We are, in effect, saying:
"Mom and Dad can't get along anymore (partially true, but misleading/it suggests equal responsibilty.)
"We worked at it (not true).
"We aren't going to live together anymore (true).
"None of this is your fault (true)."
It's leaving a lot out, it's, in my opinion, unfairly glossing over the WAS's red-hot pursuit of the divorce.
*****
It's fine to say that the WAS still loves them. But what's wrong with saying, "WAS isn't happy anymore and is leaving me. They are having an affair. I still love WAS, and so should you, but I think what they are doing is wrong. We can still love people who make terrible mistakes."
Theoden
Well, at least in my case obviously the kids are aware it's Dad that wants out and not me. I cried for about a month when I found out all that stuff! So the kids know. And I think H has told them he doesn't love me anymore as that is what my D8 says when asked about it all "Dad doesn't love Mommy anymore". I've read here that they think at about 14 or so you can tell them about the affair, but of course my H was very open about it so even my D8 is very aware which I think she is too young!!!

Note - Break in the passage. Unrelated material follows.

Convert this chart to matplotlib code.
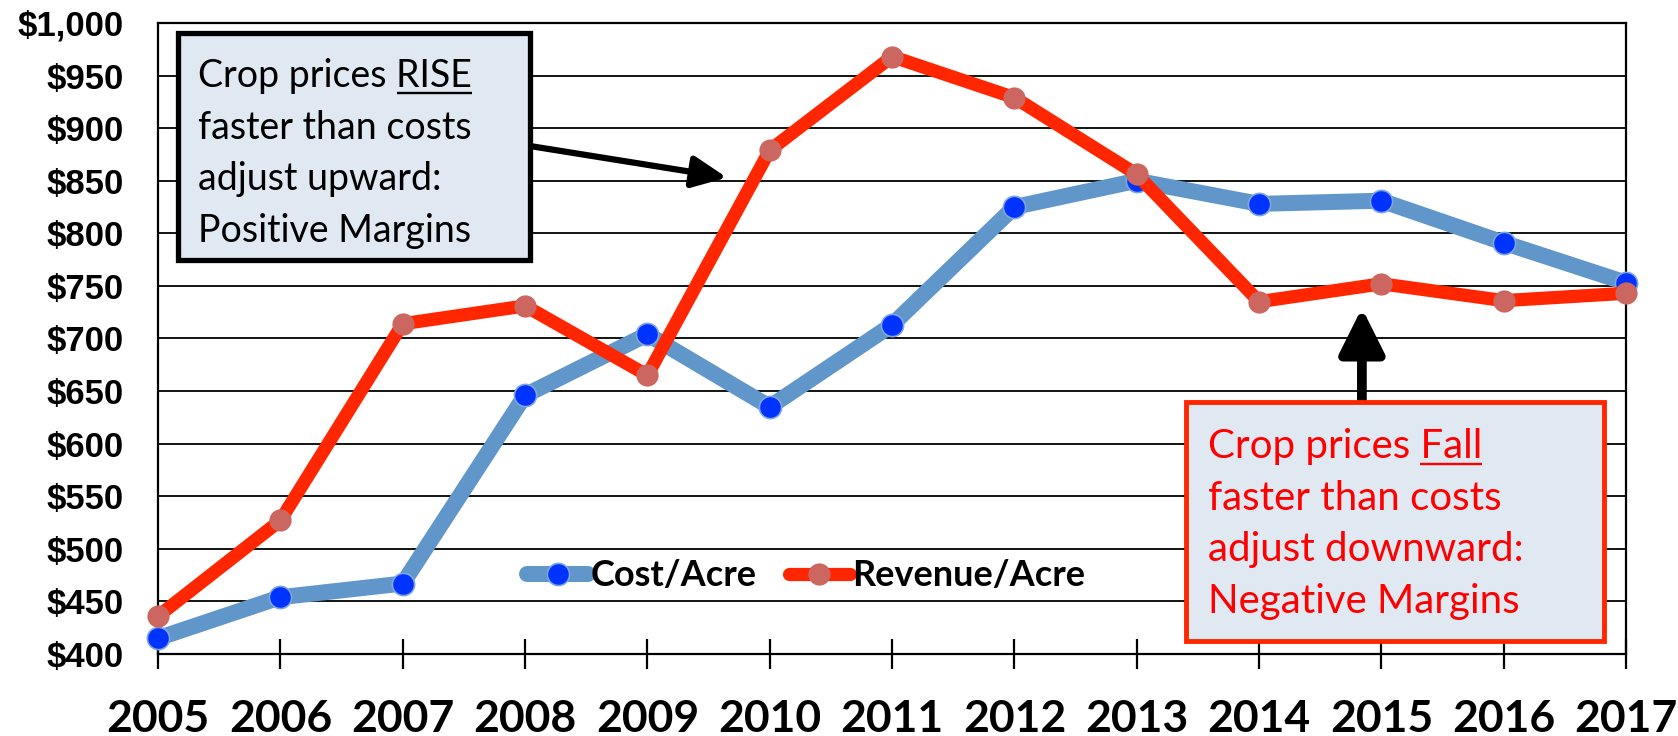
"""Cost vs revenue per acre, 2005-2017, with margin call-outs."""

import matplotlib

matplotlib.use("Agg")
import matplotlib.pyplot as plt
from matplotlib.lines import Line2D
from matplotlib.patches import FancyArrowPatch, Rectangle
from matplotlib.ticker import FuncFormatter

years = [2005, 2006, 2007, 2008, 2009, 2010, 2011, 2012, 2013, 2014, 2015, 2016, 2017]
cost_per_acre = [415, 454, 467, 646, 704, 635, 713, 825, 850, 828, 831, 791, 753]
revenue_per_acre = [436, 527, 714, 731, 665, 879, 968, 929, 856, 735, 752, 736, 743]
series_labels = ["Cost/Acre", "Revenue/Acre"]

rise_lines = ["Crop prices RISE", "faster than costs", "adjust upward:", "Positive Margins"]
fall_lines = ["Crop prices Fall", "faster than costs", "adjust downward:", "Negative Margins"]

COST_LINE = "#6096C9"
COST_MARK = "#0033FF"
REV_LINE = "#FF2600"
REV_MARK = "#CC6660"
BOX_FILL = "#E0E8F2"
TEXT_FONT = ["Lato", "DejaVu Sans"]
AXIS_FONT = ["Liberation Sans", "DejaVu Sans"]

fig = plt.figure(figsize=(16.78, 7.36), dpi=100)
ax = fig.add_axes([0.0942, 0.1114, 0.8749, 0.8574])

ax.plot(years, cost_per_acre, color=COST_LINE, lw=11.5, marker="o", ms=16,
        mfc=COST_MARK, mec="#7FA6DC", mew=1.2, clip_on=False, zorder=3,
        solid_joinstyle="miter", solid_capstyle="butt")
ax.plot(years, revenue_per_acre, color=REV_LINE, lw=9.5, marker="o", ms=16,
        mfc=REV_MARK, mec=REV_MARK, mew=0, clip_on=False, zorder=4,
        solid_joinstyle="miter", solid_capstyle="butt")

ax.set_xlim(2005, 2017)
ax.set_ylim(400, 1000)
ax.set_xticks(years)
ax.set_yticks(range(400, 1001, 50))
ax.yaxis.set_major_formatter(FuncFormatter(lambda v, _: f"${v:,.0f}"))
ax.grid(axis="y", color="black", lw=1.3)
ax.set_axisbelow(True)
for sp in ax.spines.values():
    sp.set_linewidth(1.6)
    sp.set_color("black")

ax.tick_params(axis="x", direction="inout", length=21, width=1.6, pad=22)
ax.tick_params(axis="y", length=0, pad=25)
for lbl in ax.get_xticklabels():
    lbl.set_fontfamily(TEXT_FONT)
    lbl.set_fontweight("bold")
    lbl.set_fontsize(32)
for lbl in ax.get_yticklabels():
    lbl.set_fontfamily(AXIS_FONT)
    lbl.set_fontweight("bold")
    lbl.set_fontsize(25)

# legend
handles = [
    Line2D([], [], color=COST_LINE, lw=11.5, marker="o", ms=16, mfc=COST_MARK,
           mec="#7FA6DC", mew=1.2, solid_capstyle="round"),
    Line2D([], [], color=REV_LINE, lw=9.5, marker="o", ms=16, mfc=REV_MARK,
           mew=0, solid_capstyle="round"),
]
ax.legend(handles, series_labels, loc="center", ncol=2, frameon=False,
          bbox_to_anchor=(806 / 1678, 1 - 576 / 736), bbox_transform=fig.transFigure,
          prop={"family": TEXT_FONT, "weight": "bold", "size": 26},
          handlelength=1.7, handletextpad=0.05, columnspacing=0.9, borderpad=0)

# call-out boxes
ax.add_patch(Rectangle((2005.16, 775), 2.88, 215, facecolor=BOX_FILL,
                       edgecolor="black", lw=3.8, zorder=6, clip_on=False))
ax.add_patch(Rectangle((2013.40, 412), 3.42, 228, facecolor=BOX_FILL,
                       edgecolor=REV_LINE, lw=3.5, zorder=6, clip_on=False))

fig.canvas.draw()
renderer = fig.canvas.get_renderer()


def write_block(lines, x, y_baselines, color, word, size):
    for i, (line, yb) in enumerate(zip(lines, y_baselines)):
        t = ax.text(x, yb, line, color=color, fontsize=size, family=TEXT_FONT,
                    va="baseline", ha="left", zorder=7)
        if i == 0:
            # underline the last word of the first line
            bb = t.get_window_extent(renderer)
            tmp = ax.text(x, yb, word, fontsize=size, family=TEXT_FONT)
            wb = tmp.get_window_extent(renderer)
            tmp.remove()
            base_px = ax.transData.transform((x, yb))[1]
            inv = ax.transData.inverted()
            x0, y0 = inv.transform((bb.x1 - wb.width, base_px - 6))
            x1, _ = inv.transform((bb.x1, base_px - 6))
            ax.plot([x0, x1], [y0, y0], color=color, lw=1.7, zorder=7,
                    solid_capstyle="butt", clip_on=False)


write_block(rise_lines, 2005.33, [939, 890, 841, 792], "black", "RISE", 27)
write_block(fall_lines, 2013.58, [586, 537, 488, 439], "#FF0000", "Fall", 29)

# arrows
ax.add_patch(FancyArrowPatch((2008.04, 883), (2009.65, 853),
                             arrowstyle="-|>,head_length=1.3,head_width=0.6",
                             mutation_scale=16, lw=4.5, color="black", zorder=5,
                             shrinkA=0, shrinkB=0))
ax.add_patch(FancyArrowPatch((2014.84, 640), (2014.84, 729),
                             arrowstyle="-|>,head_length=1.7,head_width=0.85",
                             mutation_scale=16, lw=7, color="black", zorder=5,
                             shrinkA=0, shrinkB=0))

fig.savefig("out.png", dpi=100)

On my C's advice I have talked to them about how it isn't their fault (which they do realize since their Dad is so obviously crazy lately) and the moral implications: most dads don't have girlfriends and I hope they will not do that when they grow up.
I do believe how the parents act will strongly affect our children in the future. I mean my dad was a total caretaker type and I turned out to be a caretaker focused on my kids (trying to work on that though) and my H has followed the path of his parents: divorcing after 18 years, his mom had an affair or affairs and he is having one. We both are kind of repeating the pattern we saw when we were kids.
I have to hope that my kids will follow my role model instead of their dad's and see that I am happier and doing the right thing, being a good parent, etc. But maybe they won't which is sad!